We live in a 3-dimensional world but why is it that we start teaching geometry we start from 2-dimensions to 3-dimensions? Shouldn’t it the other way around? Aren’t we supposed to start from students’ experiences? Making connections is not only about building connections between new concepts and previously learned concepts but most especially connecting it to students’ experiences in the world.
I had the chance to observe a public lesson in Japan when I attended a Lesson Study conference. The lesson started with a classic problem in kinematics. Kinematics is a branch of classical mechanics that describes the motion of bodies (objects) and systems (groups of objects) without consideration of the forces that cause the motion. Put simply, kinematics is the study of how things move. I tweaked the lesson a bit by starting, instead of the history of the problem, I started with a video and photos where the concept that is introduced in the lesson is applied in real-world. You can download the original Japanese lesson plan (yes, it’s in English). This lesson was given to Year 9 students. They’ve yet to learn analytic geometry.

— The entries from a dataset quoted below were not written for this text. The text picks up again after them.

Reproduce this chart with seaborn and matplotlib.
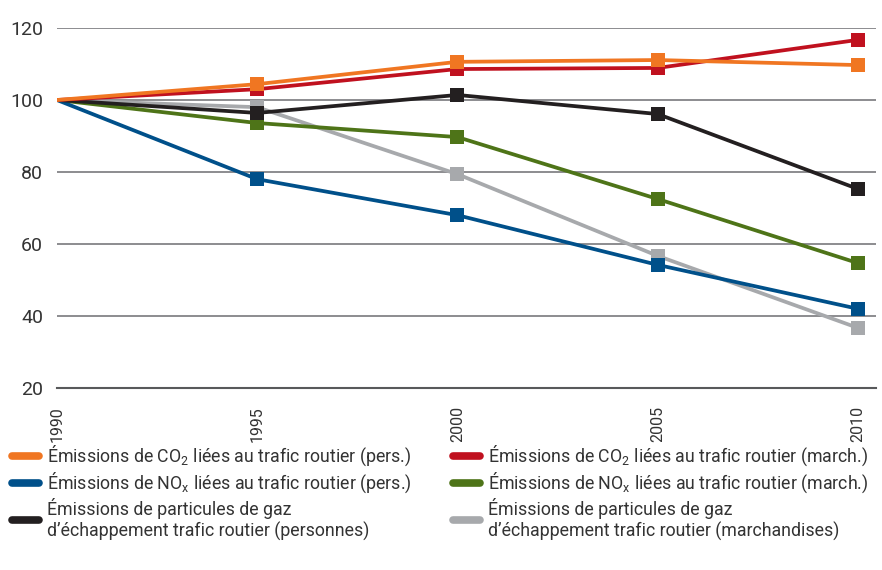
import pandas as pd
import numpy as np
import matplotlib.pyplot as plt
import seaborn as sns
from matplotlib.lines import Line2D

# ==========================================================
# DATA
# ==========================================================

years = [1990, 1995, 2000, 2005, 2010]

co2_pers = [100, 104.4, 110.6, 111.1, 109.7]
co2_march = [100, 103.0, 108.6, 108.9, 116.7]
nox_pers = [100, 78.0, 68.0, 54.2, 42.0]
nox_march = [100, 93.6, 89.7, 72.5, 54.7]
part_pers = [100, 96.4, 101.4, 96.1, 75.3]
part_march = [100, 98.0, 79.4, 56.7, 36.7]

labels = [
    "Émissions de CO$_2$ liées au trafic routier (pers.)",
    "Émissions de NO$_x$ liées au trafic routier (pers.)",
    "Émissions de particules de gaz\nd’échappement trafic routier (personnes)",
    "Émissions de CO$_2$ liées au trafic routier (march.)",
    "Émissions de NO$_x$ liées au trafic routier (march.)",
    "Émissions de particules de gaz\nd’échappement trafic routier (marchandises)",
]
series = [co2_pers, nox_pers, part_pers, co2_march, nox_march, part_march]
colors = ["#F07622", "#00508A", "#231F20", "#C0111F", "#4E7418", "#A7A9AC"]

# draw order (back to front)
draw_order = [5, 4, 1, 2, 3, 0]

# ==========================================================
# STYLE
# ==========================================================

sns.set_style("white")
plt.rcParams["font.family"] = ["Roboto", "DejaVu Sans"]
plt.rcParams["mathtext.fontset"] = "custom"
plt.rcParams["mathtext.rm"] = "Roboto"
plt.rcParams["mathtext.it"] = "Roboto"

fig = plt.figure(figsize=(8.82, 5.70), dpi=100)
ax = fig.add_axes([0.0646, 0.3193, 0.9285, 0.6316])

# ==========================================================
# LINES
# ==========================================================

for i in draw_order:
    df = pd.DataFrame({"year": years, "value": series[i]})
    sns.lineplot(
        data=df, x="year", y="value", ax=ax,
        color=colors[i], linewidth=2.7,
        marker="s", markersize=9.5, markeredgewidth=0,
        markevery=[1, 2, 3, 4], legend=False,
    )

# ==========================================================
# AXES
# ==========================================================

ax.set_xlim(1990, 2010.45)
ax.set_ylim(20, 120)
ax.set_yticks(np.arange(20, 121, 20))
ax.set_xticks(years)
ax.set_xticklabels([str(y) for y in years], rotation=90)
ax.set_xlabel("")
ax.set_ylabel("")

ax.yaxis.grid(True, color="#6d6e71", linewidth=1.1)
ax.set_axisbelow(True)
for s in ["top", "right", "left"]:
    ax.spines[s].set_visible(False)
ax.spines["bottom"].set_color("#58595b")
ax.spines["bottom"].set_linewidth(1.5)

ax.tick_params(axis="y", length=0, pad=10, labelsize=14, labelcolor="#333333")
ax.tick_params(axis="x", length=10, width=1.1, color="#58595b", pad=3,
               labelsize=11.5, labelcolor="#333333", direction="out")

# ==========================================================
# LEGEND (two columns as two legends)
# ==========================================================

handles = [Line2D([0], [0], color=c, linewidth=5.5, solid_capstyle="round")
           for c in colors]
leg_kw = dict(loc="upper left", frameon=False, fontsize=12.8,
              handlelength=1.5, handletextpad=0.45, labelspacing=0.15,
              labelcolor="#333333")
fig.legend(handles[:3], labels[:3], bbox_to_anchor=(-0.004, 0.25), **leg_kw)
fig.legend(handles[3:], labels[3:], bbox_to_anchor=(0.496, 0.25), **leg_kw)

fig.savefig("out.png", dpi=100)
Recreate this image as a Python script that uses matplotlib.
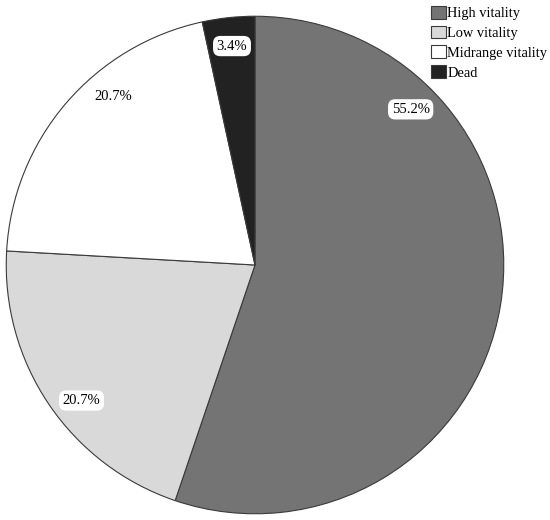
import matplotlib
matplotlib.use("Agg")
import numpy as np
import matplotlib.pyplot as plt
from matplotlib.patches import FancyBboxPatch

# data
labels = ["High vitality", "Low vitality", "Midrange vitality", "Dead"]
shares = [55.2, 20.7, 20.7, 3.4]
colors = ["#747474", "#d9d9d9", "#ffffff", "#222222"]
# angle (deg) where each percentage label sits
label_angles = [45, 218, 130, 96]

plt.rcParams["font.family"] = ["Liberation Serif", "DejaVu Serif"]

fig = plt.figure(figsize=(5.5, 5.2), dpi=100)
ax = fig.add_axes([5 / 550, 5 / 520, 500 / 550, 500 / 520])

wedges, _ = ax.pie(
    shares, colors=colors, startangle=90, counterclock=False, radius=1,
    wedgeprops=dict(edgecolor="#3a3a3a", linewidth=0.8))

for v, a in zip(shares, label_angles):
    r = 0.885
    x, y = r * np.cos(np.radians(a)), r * np.sin(np.radians(a))
    ax.text(x, y, f"{v:.1f}%", ha="center", va="center", fontsize=10.5,
            bbox=dict(boxstyle="round,pad=0.25,rounding_size=0.5",
                      facecolor="white", edgecolor="none"))

ax.set_xlim(-1.005, 1.005)
ax.set_ylim(-1.005, 1.005)
ax.set_aspect("equal")
ax.axis("off")

# legend with rounded square markers
handles = [FancyBboxPatch((0, 0), 1, 1, boxstyle="round,pad=0,rounding_size=0.3",
                          facecolor=c, edgecolor="#3a3a3a", linewidth=0.8)
           for c in colors]
fig.legend(handles, labels, loc="upper left", bbox_to_anchor=(424 / 550, 1.003),
           frameon=False, fontsize=10.4, handlelength=1.0, handleheight=1.0,
           handletextpad=0.12, labelspacing=0.38, borderaxespad=0.1)

fig.savefig("out.png", dpi=100)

Here’s my proposed lesson outline:
Introduction: For introduction and to catch students imagination you can show this video about space-saving furnitures. Then, follow it up by showing photos of collapsible furnitures below.
You may use the following guide questions: What do you think is common to the chairs and gate below? How do the parts move? What are the paths traced by the tips and intersections when they are folded?
Focusing on the parts that will be modeled: Consider the movement of the back of the white chair. If the front legs is slid along the floor towards or away the back legs, how
will the back of the chair move? What about the path traced by the point intersection of the legs? (It’s best to have with you a similar folding chair so the students can experiment on the movement.) Make a 2-d drawing of the parts we are investigating.
Presenting the mathematical model: The most ideal of course is for students to be able to think of making the geometric representation and articulating the problem themselves. However, if they have not acquired that skill then you may present the mathematical problem. Problem: In the figure above, assuming that CG = GF = GA, if C is moved along CA, what is the path of G and F?